Animal de teatro incluso por encima de ese lustre hollywoodense que tanto le complacía, Olivier siempre dio sobre las tablas británicas lo mejor de sí mismo, aunque entre bambalinas podía ser muy mezquino. Se sentía amenazado por aquellas otras vacas sagradas que brillaban en el teatro clásico. Se consideraba el mejor, aunque no siempre, y reflejaba esa contradicción en el juicio de sus pares. Recuerda a Peter O´Toole en los ensayos como “el Hamlet más perfecto que creo que veré nunca”, para acto seguido destrozarlo tras la noche del estreno: “!Me sentí tan avergonzado por el pobre tipo!”. A Ralph Richardson le reconoce su “glorioso” Falstaff , pero añade la puntilla de que “su Otelo no era bueno porque le faltó la valentía”. Otros grandes como John Gielgud, Alec Guinness o Robert Stephens —compañeros, a veces amigos y siempre rivales— son también víctimas de sus dardos. Los envidió a todos, aunque no tanto como a una estrella que nunca necesitó declamar a Shakespeare para encarnar, según Olivier, el paradigma de una carrera. Insospechadamente, se llamaba Cary Grant.

Vivien Leigh, su amor trágico

“Aparte de su aspecto, que era mágico, proyectaba una atracción de la naturaleza más perturbadora que encontré jamás”, describía Olivier a la maravillosa y trágica Vivien Leigh, la segunda de sus tres esposas (todas ellas actrices). 
De sus tumultosos veinte años como matrimonio y dorada pareja artística da fe una profusa colección de cartas incluidas en el archivo de Vivien Leigh que el museo Victoria & Albert de Londres acaba de comprar a sus herederos.
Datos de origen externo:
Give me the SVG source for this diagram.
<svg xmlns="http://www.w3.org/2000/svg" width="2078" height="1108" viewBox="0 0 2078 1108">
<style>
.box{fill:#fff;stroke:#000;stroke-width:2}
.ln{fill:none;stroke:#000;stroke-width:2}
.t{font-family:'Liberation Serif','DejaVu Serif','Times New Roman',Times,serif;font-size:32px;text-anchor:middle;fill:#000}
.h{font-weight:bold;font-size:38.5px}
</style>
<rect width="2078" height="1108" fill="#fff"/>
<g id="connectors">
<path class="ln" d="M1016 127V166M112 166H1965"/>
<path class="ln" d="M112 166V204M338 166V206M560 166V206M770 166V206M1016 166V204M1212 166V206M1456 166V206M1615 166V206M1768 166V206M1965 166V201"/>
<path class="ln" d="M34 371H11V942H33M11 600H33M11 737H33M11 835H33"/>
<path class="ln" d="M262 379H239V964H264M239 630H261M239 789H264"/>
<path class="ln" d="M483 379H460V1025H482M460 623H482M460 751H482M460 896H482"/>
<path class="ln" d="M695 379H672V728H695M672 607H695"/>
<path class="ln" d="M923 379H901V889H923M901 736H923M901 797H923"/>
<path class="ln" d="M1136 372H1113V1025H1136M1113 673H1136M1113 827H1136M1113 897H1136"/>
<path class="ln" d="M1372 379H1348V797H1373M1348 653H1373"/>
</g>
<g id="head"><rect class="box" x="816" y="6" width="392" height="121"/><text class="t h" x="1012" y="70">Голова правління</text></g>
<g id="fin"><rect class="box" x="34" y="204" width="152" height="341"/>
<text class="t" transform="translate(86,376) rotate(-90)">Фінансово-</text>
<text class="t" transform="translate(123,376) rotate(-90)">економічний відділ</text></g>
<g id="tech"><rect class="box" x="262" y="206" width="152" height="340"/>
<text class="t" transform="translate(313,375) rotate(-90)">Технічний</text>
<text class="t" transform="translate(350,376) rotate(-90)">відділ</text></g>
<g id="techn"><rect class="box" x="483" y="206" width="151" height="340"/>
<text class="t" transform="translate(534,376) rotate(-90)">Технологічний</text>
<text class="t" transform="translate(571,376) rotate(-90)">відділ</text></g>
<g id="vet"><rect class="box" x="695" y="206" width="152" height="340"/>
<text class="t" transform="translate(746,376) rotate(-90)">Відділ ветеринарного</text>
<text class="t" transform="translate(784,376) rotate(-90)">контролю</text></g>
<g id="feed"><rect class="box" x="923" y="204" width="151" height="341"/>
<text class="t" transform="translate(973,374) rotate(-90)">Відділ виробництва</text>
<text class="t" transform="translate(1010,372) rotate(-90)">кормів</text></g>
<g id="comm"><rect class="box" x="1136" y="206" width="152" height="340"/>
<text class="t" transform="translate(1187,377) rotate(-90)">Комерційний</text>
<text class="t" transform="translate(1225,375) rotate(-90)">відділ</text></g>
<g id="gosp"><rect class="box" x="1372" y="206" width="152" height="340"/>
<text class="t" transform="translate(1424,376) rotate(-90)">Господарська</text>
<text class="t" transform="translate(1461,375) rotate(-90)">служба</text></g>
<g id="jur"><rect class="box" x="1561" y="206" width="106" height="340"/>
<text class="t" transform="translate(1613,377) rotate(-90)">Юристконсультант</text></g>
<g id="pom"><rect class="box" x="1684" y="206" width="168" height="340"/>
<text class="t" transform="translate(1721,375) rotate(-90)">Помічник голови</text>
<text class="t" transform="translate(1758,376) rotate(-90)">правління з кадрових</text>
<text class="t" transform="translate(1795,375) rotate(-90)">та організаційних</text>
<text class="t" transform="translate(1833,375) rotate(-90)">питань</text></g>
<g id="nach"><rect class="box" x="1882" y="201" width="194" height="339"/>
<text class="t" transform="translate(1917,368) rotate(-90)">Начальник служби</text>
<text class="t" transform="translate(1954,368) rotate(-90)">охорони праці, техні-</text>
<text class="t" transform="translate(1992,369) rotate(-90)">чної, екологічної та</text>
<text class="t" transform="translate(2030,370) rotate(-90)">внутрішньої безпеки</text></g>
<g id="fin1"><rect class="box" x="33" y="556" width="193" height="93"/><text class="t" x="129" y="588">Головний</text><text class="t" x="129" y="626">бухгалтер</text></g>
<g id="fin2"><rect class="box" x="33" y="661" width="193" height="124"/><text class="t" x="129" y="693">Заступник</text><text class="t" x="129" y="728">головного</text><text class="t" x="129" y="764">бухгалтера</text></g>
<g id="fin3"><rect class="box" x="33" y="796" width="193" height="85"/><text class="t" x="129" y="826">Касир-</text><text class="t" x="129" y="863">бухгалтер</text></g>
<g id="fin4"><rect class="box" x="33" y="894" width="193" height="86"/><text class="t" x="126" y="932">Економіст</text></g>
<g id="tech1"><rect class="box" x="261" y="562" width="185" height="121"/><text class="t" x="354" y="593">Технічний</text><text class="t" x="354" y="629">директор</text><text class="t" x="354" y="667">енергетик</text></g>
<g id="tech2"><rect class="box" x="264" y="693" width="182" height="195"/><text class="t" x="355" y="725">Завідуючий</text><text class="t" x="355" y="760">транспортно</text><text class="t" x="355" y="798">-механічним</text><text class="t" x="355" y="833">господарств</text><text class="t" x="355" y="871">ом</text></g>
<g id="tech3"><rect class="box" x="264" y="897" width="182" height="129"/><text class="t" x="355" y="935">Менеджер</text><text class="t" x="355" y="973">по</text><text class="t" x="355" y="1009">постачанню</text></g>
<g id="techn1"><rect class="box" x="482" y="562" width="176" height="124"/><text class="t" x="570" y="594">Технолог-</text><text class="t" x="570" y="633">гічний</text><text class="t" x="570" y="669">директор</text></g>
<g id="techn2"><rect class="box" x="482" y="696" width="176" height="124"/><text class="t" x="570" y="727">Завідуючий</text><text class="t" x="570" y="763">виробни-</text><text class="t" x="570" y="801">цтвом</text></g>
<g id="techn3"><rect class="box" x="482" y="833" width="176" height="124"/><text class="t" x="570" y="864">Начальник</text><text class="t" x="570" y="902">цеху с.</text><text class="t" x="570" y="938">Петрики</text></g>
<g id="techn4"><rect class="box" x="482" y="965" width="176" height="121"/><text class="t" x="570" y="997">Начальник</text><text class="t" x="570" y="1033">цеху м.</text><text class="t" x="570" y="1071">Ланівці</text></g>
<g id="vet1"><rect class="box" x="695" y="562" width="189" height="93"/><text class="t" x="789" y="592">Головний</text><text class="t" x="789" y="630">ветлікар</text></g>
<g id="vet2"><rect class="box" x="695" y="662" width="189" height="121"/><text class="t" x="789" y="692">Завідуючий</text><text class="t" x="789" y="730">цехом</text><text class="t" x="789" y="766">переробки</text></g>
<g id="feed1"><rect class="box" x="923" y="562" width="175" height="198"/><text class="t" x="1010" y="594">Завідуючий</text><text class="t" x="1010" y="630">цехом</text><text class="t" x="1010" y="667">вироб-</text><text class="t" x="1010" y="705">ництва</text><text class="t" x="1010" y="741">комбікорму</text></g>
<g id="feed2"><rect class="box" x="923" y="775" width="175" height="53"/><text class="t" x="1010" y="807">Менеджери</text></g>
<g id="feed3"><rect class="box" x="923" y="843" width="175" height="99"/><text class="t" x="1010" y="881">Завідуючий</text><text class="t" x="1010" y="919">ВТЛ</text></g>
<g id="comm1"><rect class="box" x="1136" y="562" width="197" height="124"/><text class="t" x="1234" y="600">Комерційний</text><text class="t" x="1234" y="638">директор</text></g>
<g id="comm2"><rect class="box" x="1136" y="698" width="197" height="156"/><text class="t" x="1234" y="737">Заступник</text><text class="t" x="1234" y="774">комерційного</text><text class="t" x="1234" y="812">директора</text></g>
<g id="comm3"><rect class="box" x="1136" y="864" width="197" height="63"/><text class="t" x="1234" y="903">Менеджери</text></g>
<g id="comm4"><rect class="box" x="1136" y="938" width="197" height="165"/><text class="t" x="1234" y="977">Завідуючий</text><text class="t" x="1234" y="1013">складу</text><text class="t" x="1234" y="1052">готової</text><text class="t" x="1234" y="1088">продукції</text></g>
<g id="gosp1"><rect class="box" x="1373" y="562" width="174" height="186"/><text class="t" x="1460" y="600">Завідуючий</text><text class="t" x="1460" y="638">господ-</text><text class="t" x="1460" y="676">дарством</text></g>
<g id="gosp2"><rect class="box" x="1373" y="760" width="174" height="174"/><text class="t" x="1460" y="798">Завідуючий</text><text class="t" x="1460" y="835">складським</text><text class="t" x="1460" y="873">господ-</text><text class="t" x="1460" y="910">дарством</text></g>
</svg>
El diario personal de la actriz británica –de cuyo nacimiento se cumple el centenario este 2013- , fotografías, guiones y anotaciones de trabajo son algunos de los documentos que, una vez catalogados, serán accesibles en la web de la institución. Entre las perlas, destaca una misiva que le dirigió el dramaturgo Tennesse Williams (autor de Un Tranvía…) en la que le confiesa que “eres la Blanche que siempre había soñado”. El archivo revela también cómo Leigh y Olivier siguieron manteniendo una tierna correspondencia después de divorciarse (1960) y hasta la muerte de la actriz, a los 53 años, a causa de una tuberculosis.